● **What you will do**
Omit all images. Write out the rest of the material exactly.

━━ Material provided

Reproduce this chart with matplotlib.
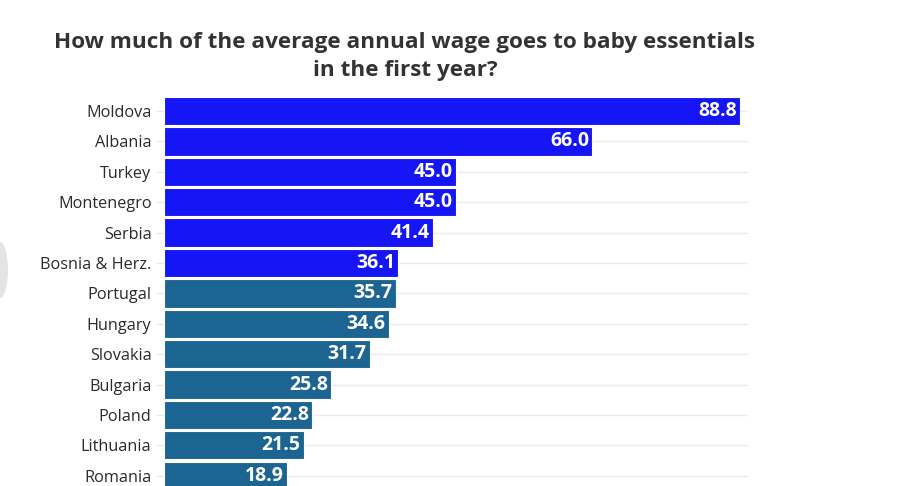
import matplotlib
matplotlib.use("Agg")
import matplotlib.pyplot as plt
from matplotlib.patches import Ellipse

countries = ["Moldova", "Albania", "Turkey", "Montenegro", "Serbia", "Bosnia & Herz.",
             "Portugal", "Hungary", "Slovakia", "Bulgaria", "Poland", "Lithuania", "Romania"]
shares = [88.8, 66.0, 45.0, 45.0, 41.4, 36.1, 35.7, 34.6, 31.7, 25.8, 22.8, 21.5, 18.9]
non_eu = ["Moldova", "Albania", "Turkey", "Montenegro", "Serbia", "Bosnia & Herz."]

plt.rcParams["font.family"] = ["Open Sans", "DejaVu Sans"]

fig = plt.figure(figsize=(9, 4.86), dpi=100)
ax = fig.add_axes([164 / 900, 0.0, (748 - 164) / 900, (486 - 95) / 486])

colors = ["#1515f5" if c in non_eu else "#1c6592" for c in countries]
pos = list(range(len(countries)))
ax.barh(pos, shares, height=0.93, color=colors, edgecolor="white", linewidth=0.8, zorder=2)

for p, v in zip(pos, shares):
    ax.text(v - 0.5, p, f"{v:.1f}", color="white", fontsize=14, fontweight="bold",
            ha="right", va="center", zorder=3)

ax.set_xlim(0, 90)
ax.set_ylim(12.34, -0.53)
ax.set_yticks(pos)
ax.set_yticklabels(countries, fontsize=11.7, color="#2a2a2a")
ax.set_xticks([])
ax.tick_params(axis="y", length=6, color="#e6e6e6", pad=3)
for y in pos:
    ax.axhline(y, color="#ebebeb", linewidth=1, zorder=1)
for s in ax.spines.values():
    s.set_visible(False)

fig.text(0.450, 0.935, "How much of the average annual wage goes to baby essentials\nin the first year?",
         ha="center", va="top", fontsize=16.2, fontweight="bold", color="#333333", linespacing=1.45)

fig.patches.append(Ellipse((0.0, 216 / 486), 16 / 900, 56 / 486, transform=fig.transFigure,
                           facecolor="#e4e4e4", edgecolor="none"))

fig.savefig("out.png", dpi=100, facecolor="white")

━━━━

● **Complete output**
Reproduce this chart with matplotlib.
import matplotlib
matplotlib.use("Agg")
import matplotlib.pyplot as plt
from matplotlib.patches import Ellipse

countries = ["Moldova", "Albania", "Turkey", "Montenegro", "Serbia", "Bosnia & Herz.",
             "Portugal", "Hungary", "Slovakia", "Bulgaria", "Poland", "Lithuania", "Romania"]
shares = [88.8, 66.0, 45.0, 45.0, 41.4, 36.1, 35.7, 34.6, 31.7, 25.8, 22.8, 21.5, 18.9]
non_eu = ["Moldova", "Albania", "Turkey", "Montenegro", "Serbia", "Bosnia & Herz."]

plt.rcParams["font.family"] = ["Open Sans", "DejaVu Sans"]

fig = plt.figure(figsize=(9, 4.86), dpi=100)
ax = fig.add_axes([164 / 900, 0.0, (748 - 164) / 900, (486 - 95) / 486])

colors = ["#1515f5" if c in non_eu else "#1c6592" for c in countries]
pos = list(range(len(countries)))
ax.barh(pos, shares, height=0.93, color=colors, edgecolor="white", linewidth=0.8, zorder=2)

for p, v in zip(pos, shares):
    ax.text(v - 0.5, p, f"{v:.1f}", color="white", fontsize=14, fontweight="bold",
            ha="right", va="center", zorder=3)

ax.set_xlim(0, 90)
ax.set_ylim(12.34, -0.53)
ax.set_yticks(pos)
ax.set_yticklabels(countries, fontsize=11.7, color="#2a2a2a")
ax.set_xticks([])
ax.tick_params(axis="y", length=6, color="#e6e6e6", pad=3)
for y in pos:
    ax.axhline(y, color="#ebebeb", linewidth=1, zorder=1)
for s in ax.spines.values():
    s.set_visible(False)

fig.text(0.450, 0.935, "How much of the average annual wage goes to baby essentials\nin the first year?",
         ha="center", va="top", fontsize=16.2, fontweight="bold", color="#333333", linespacing=1.45)

fig.patches.append(Ellipse((0.0, 216 / 486), 16 / 900, 56 / 486, transform=fig.transFigure,
                           facecolor="#e4e4e4", edgecolor="none"))

fig.savefig("out.png", dpi=100, facecolor="white")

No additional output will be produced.